Aria Operations for logs /storage/core partition is 100% on nodes causing cassandra DB failing to start
search cancel

Aria Operations for logs /storage/core partition is 100% on nodes causing cassandra DB failing to start

book

Article ID: 301461

calendar_today

Updated On:

Products

VMware Aria Suite

Issue/Introduction

  • Aria Operations for logs deletes old buckets when available space on the /storage/core partition is less than 3%. Deletion is done using a FIFO model. This partition should never reach 100% because Aria Operations for logs manages that partition.
  • If the storage/core has already reached 100% it as the potential to take the node offline. 
    • Upon on checking the file system free space, you might see something similar to below

      Filesystem Size Used Avail Use% Mounted on
      /dev/sda3 16G 2.4G 13G 16% /
      udev 7.9G 112K 7.9G 1% /dev
      tmpfs 7.9G 648K 7.9G 1% /dev/shm
      /dev/sda1 128M 38M 84M 31% /boot
      /dev/mapper/data-var 20G 7.3G 12G 39% /storage/var
      /dev/mapper/data-core 483G 483G 0 100% /storage/core



Environment

VMware Aria Operations for Logs 8.x
VMware vRealize Log Insight 4.x

Cause

The /storage/core partition reaching 100% is often caused by issues with the NFS archive configuration or excessively high log injection rates.

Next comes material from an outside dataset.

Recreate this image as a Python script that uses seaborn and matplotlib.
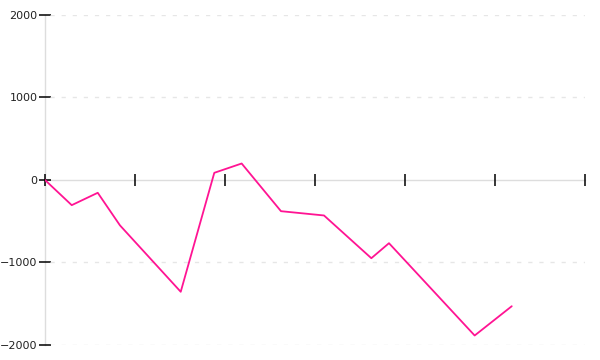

While the current NFS setup may seem correct, it does not ensure uninterrupted archiving. Prolonged NFS unavailability (over 10 minutes) or a full archive storage can interrupt the archiving process, leading to degraded Log Insight performance or a complete service outage, as documented. To prevent such issues, regular and proactive NFS maintenance is crucial.

Resolution

NOTE: Make sure to take a snapshot of the Aria Operations for logs nodes before proceeding. 
 
Important: Before starting with below steps, ensure to validate the stored buckets

Steps:
  1. Run the below command on both affected node.

Note: This might take a while for the command to finish running. The results of the command will be saved in the /tmp/validate.txt file:

cd /usr/lib/loginsight/application/sbin ./validate-bucket --validate > /tmp/validate.txt

      2.Once the validate is completed refer the /tmp/validate.txt and make sure no corrupted buckets. If any follow Phase 1 of the action plan, if there are no corrupted buckets follow Phase 2. 


Phase 1:

1. stop log insight
     /etc/init.d/loginsight stop
2. list the buckets, Look for the guid of the old buckets by timestamp
    /usr/lib/loginsight/application/sbin/bucket-index show
3. Run the following command to delete a bucket
    /usr/lib/loginsight/application/sbin/bucket-index delete [BUCKET-ID]
4. start loginsight
   /etc/init.d/loginsight start

The "./validate-bucket --validate" would reveal if there are any corrupted buckets remove those instead of looking for the oldest buckets.

Phase 2:

1. Deploy a new Aria Operations for logs node following the steps outlined in this document.

2. Once you have the new Aria Operations for logs node deployed, the next is to import the buckets from old node into the new one without losing any data. Steps below.

    a. SSH to Log Insight you want to import events from and go to “/storage/core/loginsight/cidata/store” – this is where the data buckets live.
    b. Run “service loginsight stop” to stop Log Insight. Ensure the service has stopped by running “service loginsight status”.
    c. Copy the buckets you want to import to target Log Insight - the destination directory must be the same; i.e. “/storage/core/loginsight/cidata/store”
    d. SSH to Log Insight that will be importing the events and stop the service by running “service loginsight stop”. Ensure the service has stopped by running “service loginsight status”.
    e. Run “/usr/lib/loginsight/application/sbin/bucket-index add <bucket_id>”
    f. Repeat the step above for all the copied buckets.

3. Ensure you complete the steps for both the current worker nodes to new nodes.
4. Once the above is completed. Join the 2 new nodes to the existing Deployment following this document

Additional Information

Impact/Risks:
If storage/core has already reached 100% will take the node offline.